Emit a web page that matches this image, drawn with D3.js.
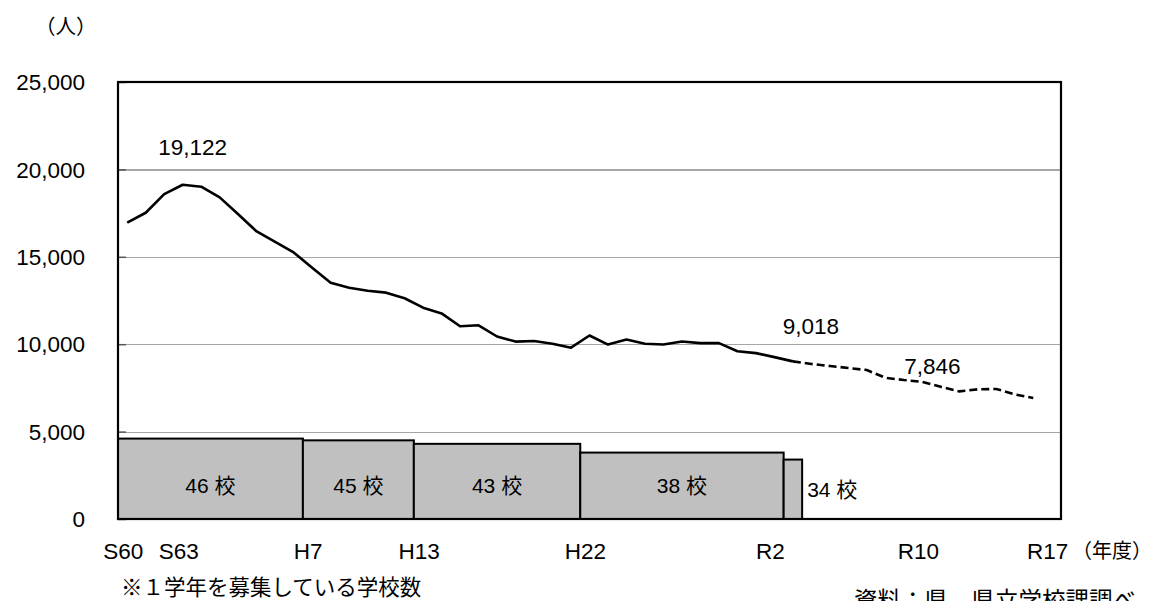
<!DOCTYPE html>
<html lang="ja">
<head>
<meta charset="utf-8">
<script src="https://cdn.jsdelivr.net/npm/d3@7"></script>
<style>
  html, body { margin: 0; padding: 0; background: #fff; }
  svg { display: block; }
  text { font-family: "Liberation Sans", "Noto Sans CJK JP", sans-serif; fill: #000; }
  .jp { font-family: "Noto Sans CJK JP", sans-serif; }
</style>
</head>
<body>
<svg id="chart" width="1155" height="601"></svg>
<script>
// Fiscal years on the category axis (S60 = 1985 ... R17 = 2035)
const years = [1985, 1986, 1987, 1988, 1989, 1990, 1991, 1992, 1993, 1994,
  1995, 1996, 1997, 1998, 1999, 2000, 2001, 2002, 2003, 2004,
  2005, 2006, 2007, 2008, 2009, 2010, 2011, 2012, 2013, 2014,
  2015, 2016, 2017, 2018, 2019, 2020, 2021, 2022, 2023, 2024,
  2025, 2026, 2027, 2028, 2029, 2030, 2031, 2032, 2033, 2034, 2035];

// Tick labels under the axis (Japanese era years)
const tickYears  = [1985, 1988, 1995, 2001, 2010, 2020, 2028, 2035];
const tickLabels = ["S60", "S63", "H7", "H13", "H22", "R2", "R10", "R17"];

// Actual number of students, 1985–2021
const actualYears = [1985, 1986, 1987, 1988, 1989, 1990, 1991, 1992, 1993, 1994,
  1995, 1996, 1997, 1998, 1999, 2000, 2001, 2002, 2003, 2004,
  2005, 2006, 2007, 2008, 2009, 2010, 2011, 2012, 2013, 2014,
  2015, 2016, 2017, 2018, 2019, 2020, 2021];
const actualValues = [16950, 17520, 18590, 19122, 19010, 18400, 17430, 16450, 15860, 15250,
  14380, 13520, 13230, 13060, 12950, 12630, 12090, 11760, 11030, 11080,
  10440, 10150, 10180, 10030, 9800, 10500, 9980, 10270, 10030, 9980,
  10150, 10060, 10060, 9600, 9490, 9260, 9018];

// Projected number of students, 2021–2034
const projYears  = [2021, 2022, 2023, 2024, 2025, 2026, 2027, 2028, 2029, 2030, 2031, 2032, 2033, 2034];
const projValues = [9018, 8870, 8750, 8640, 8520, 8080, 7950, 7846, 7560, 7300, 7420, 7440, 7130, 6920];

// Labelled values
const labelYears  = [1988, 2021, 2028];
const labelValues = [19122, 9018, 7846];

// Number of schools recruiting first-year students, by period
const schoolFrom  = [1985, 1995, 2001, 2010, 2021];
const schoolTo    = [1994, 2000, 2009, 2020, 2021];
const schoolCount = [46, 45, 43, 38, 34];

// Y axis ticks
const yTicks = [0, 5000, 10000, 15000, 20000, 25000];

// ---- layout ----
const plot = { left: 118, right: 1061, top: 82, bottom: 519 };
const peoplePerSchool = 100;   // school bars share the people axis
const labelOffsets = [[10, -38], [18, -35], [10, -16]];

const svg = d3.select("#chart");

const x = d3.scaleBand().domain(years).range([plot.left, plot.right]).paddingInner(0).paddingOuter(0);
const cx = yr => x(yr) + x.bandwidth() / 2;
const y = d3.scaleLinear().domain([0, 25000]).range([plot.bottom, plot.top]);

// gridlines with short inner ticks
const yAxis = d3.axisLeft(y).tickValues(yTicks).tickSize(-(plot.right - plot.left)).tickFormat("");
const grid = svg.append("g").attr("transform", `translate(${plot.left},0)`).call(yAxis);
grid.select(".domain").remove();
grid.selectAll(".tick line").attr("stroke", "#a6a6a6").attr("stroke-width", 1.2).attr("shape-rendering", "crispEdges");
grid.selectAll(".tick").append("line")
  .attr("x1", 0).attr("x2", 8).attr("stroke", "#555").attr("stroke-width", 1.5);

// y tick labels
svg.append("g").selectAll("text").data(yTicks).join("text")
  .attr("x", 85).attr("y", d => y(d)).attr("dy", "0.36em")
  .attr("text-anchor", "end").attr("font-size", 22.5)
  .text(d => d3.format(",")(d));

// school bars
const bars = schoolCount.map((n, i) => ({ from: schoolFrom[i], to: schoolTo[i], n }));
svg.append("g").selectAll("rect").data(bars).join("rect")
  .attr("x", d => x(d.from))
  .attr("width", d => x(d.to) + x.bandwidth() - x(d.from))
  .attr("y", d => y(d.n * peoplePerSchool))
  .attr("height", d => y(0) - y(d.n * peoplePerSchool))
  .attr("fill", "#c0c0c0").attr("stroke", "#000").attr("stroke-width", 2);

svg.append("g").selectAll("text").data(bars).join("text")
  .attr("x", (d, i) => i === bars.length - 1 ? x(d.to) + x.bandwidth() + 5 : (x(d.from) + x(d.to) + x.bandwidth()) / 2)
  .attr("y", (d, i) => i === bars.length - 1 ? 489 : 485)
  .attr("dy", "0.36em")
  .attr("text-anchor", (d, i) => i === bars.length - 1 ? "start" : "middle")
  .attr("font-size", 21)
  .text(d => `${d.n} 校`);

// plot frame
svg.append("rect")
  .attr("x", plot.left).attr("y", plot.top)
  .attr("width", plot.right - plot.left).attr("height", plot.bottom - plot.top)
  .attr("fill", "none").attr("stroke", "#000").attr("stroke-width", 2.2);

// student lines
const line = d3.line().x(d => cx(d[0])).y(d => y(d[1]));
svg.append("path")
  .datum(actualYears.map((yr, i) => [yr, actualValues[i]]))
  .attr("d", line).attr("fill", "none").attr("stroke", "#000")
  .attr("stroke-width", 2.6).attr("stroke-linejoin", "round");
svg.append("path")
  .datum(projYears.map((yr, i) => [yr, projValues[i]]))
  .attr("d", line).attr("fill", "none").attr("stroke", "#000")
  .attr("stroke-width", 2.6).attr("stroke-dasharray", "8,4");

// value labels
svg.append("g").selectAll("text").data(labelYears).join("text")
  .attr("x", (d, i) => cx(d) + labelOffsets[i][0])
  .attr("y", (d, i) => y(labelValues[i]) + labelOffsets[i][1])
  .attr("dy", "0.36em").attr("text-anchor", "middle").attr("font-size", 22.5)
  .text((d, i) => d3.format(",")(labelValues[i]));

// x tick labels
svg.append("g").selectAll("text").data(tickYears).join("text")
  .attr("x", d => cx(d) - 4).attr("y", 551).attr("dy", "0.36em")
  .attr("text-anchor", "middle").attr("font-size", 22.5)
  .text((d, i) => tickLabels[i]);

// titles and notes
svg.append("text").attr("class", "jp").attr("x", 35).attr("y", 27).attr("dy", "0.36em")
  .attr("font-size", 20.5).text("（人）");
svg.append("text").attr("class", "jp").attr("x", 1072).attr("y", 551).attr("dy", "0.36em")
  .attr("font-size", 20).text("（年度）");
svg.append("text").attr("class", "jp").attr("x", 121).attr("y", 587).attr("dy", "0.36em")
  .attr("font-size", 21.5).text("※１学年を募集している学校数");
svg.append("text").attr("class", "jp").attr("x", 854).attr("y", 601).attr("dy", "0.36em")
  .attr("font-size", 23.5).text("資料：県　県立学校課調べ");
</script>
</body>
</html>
= = =
Aim of the task:
Every line of the data above should be quoted exactly. Omit the pictures.

Solution to this problem:
Emit a web page that matches this image, drawn with D3.js.
<!DOCTYPE html>
<html lang="ja">
<head>
<meta charset="utf-8">
<script src="https://cdn.jsdelivr.net/npm/d3@7"></script>
<style>
  html, body { margin: 0; padding: 0; background: #fff; }
  svg { display: block; }
  text { font-family: "Liberation Sans", "Noto Sans CJK JP", sans-serif; fill: #000; }
  .jp { font-family: "Noto Sans CJK JP", sans-serif; }
</style>
</head>
<body>
<svg id="chart" width="1155" height="601"></svg>
<script>
// Fiscal years on the category axis (S60 = 1985 ... R17 = 2035)
const years = [1985, 1986, 1987, 1988, 1989, 1990, 1991, 1992, 1993, 1994,
  1995, 1996, 1997, 1998, 1999, 2000, 2001, 2002, 2003, 2004,
  2005, 2006, 2007, 2008, 2009, 2010, 2011, 2012, 2013, 2014,
  2015, 2016, 2017, 2018, 2019, 2020, 2021, 2022, 2023, 2024,
  2025, 2026, 2027, 2028, 2029, 2030, 2031, 2032, 2033, 2034, 2035];

// Tick labels under the axis (Japanese era years)
const tickYears  = [1985, 1988, 1995, 2001, 2010, 2020, 2028, 2035];
const tickLabels = ["S60", "S63", "H7", "H13", "H22", "R2", "R10", "R17"];

// Actual number of students, 1985–2021
const actualYears = [1985, 1986, 1987, 1988, 1989, 1990, 1991, 1992, 1993, 1994,
  1995, 1996, 1997, 1998, 1999, 2000, 2001, 2002, 2003, 2004,
  2005, 2006, 2007, 2008, 2009, 2010, 2011, 2012, 2013, 2014,
  2015, 2016, 2017, 2018, 2019, 2020, 2021];
const actualValues = [16950, 17520, 18590, 19122, 19010, 18400, 17430, 16450, 15860, 15250,
  14380, 13520, 13230, 13060, 12950, 12630, 12090, 11760, 11030, 11080,
  10440, 10150, 10180, 10030, 9800, 10500, 9980, 10270, 10030, 9980,
  10150, 10060, 10060, 9600, 9490, 9260, 9018];

// Projected number of students, 2021–2034
const projYears  = [2021, 2022, 2023, 2024, 2025, 2026, 2027, 2028, 2029, 2030, 2031, 2032, 2033, 2034];
const projValues = [9018, 8870, 8750, 8640, 8520, 8080, 7950, 7846, 7560, 7300, 7420, 7440, 7130, 6920];

// Labelled values
const labelYears  = [1988, 2021, 2028];
const labelValues = [19122, 9018, 7846];

// Number of schools recruiting first-year students, by period
const schoolFrom  = [1985, 1995, 2001, 2010, 2021];
const schoolTo    = [1994, 2000, 2009, 2020, 2021];
const schoolCount = [46, 45, 43, 38, 34];

// Y axis ticks
const yTicks = [0, 5000, 10000, 15000, 20000, 25000];

// ---- layout ----
const plot = { left: 118, right: 1061, top: 82, bottom: 519 };
const peoplePerSchool = 100;   // school bars share the people axis
const labelOffsets = [[10, -38], [18, -35], [10, -16]];

const svg = d3.select("#chart");

const x = d3.scaleBand().domain(years).range([plot.left, plot.right]).paddingInner(0).paddingOuter(0);
const cx = yr => x(yr) + x.bandwidth() / 2;
const y = d3.scaleLinear().domain([0, 25000]).range([plot.bottom, plot.top]);

// gridlines with short inner ticks
const yAxis = d3.axisLeft(y).tickValues(yTicks).tickSize(-(plot.right - plot.left)).tickFormat("");
const grid = svg.append("g").attr("transform", `translate(${plot.left},0)`).call(yAxis);
grid.select(".domain").remove();
grid.selectAll(".tick line").attr("stroke", "#a6a6a6").attr("stroke-width", 1.2).attr("shape-rendering", "crispEdges");
grid.selectAll(".tick").append("line")
  .attr("x1", 0).attr("x2", 8).attr("stroke", "#555").attr("stroke-width", 1.5);

// y tick labels
svg.append("g").selectAll("text").data(yTicks).join("text")
  .attr("x", 85).attr("y", d => y(d)).attr("dy", "0.36em")
  .attr("text-anchor", "end").attr("font-size", 22.5)
  .text(d => d3.format(",")(d));

// school bars
const bars = schoolCount.map((n, i) => ({ from: schoolFrom[i], to: schoolTo[i], n }));
svg.append("g").selectAll("rect").data(bars).join("rect")
  .attr("x", d => x(d.from))
  .attr("width", d => x(d.to) + x.bandwidth() - x(d.from))
  .attr("y", d => y(d.n * peoplePerSchool))
  .attr("height", d => y(0) - y(d.n * peoplePerSchool))
  .attr("fill", "#c0c0c0").attr("stroke", "#000").attr("stroke-width", 2);

svg.append("g").selectAll("text").data(bars).join("text")
  .attr("x", (d, i) => i === bars.length - 1 ? x(d.to) + x.bandwidth() + 5 : (x(d.from) + x(d.to) + x.bandwidth()) / 2)
  .attr("y", (d, i) => i === bars.length - 1 ? 489 : 485)
  .attr("dy", "0.36em")
  .attr("text-anchor", (d, i) => i === bars.length - 1 ? "start" : "middle")
  .attr("font-size", 21)
  .text(d => `${d.n} 校`);

// plot frame
svg.append("rect")
  .attr("x", plot.left).attr("y", plot.top)
  .attr("width", plot.right - plot.left).attr("height", plot.bottom - plot.top)
  .attr("fill", "none").attr("stroke", "#000").attr("stroke-width", 2.2);

// student lines
const line = d3.line().x(d => cx(d[0])).y(d => y(d[1]));
svg.append("path")
  .datum(actualYears.map((yr, i) => [yr, actualValues[i]]))
  .attr("d", line).attr("fill", "none").attr("stroke", "#000")
  .attr("stroke-width", 2.6).attr("stroke-linejoin", "round");
svg.append("path")
  .datum(projYears.map((yr, i) => [yr, projValues[i]]))
  .attr("d", line).attr("fill", "none").attr("stroke", "#000")
  .attr("stroke-width", 2.6).attr("stroke-dasharray", "8,4");

// value labels
svg.append("g").selectAll("text").data(labelYears).join("text")
  .attr("x", (d, i) => cx(d) + labelOffsets[i][0])
  .attr("y", (d, i) => y(labelValues[i]) + labelOffsets[i][1])
  .attr("dy", "0.36em").attr("text-anchor", "middle").attr("font-size", 22.5)
  .text((d, i) => d3.format(",")(labelValues[i]));

// x tick labels
svg.append("g").selectAll("text").data(tickYears).join("text")
  .attr("x", d => cx(d) - 4).attr("y", 551).attr("dy", "0.36em")
  .attr("text-anchor", "middle").attr("font-size", 22.5)
  .text((d, i) => tickLabels[i]);

// titles and notes
svg.append("text").attr("class", "jp").attr("x", 35).attr("y", 27).attr("dy", "0.36em")
  .attr("font-size", 20.5).text("（人）");
svg.append("text").attr("class", "jp").attr("x", 1072).attr("y", 551).attr("dy", "0.36em")
  .attr("font-size", 20).text("（年度）");
svg.append("text").attr("class", "jp").attr("x", 121).attr("y", 587).attr("dy", "0.36em")
  .attr("font-size", 21.5).text("※１学年を募集している学校数");
svg.append("text").attr("class", "jp").attr("x", 854).attr("y", 601).attr("dy", "0.36em")
  .attr("font-size", 23.5).text("資料：県　県立学校課調べ");
</script>
</body>
</html>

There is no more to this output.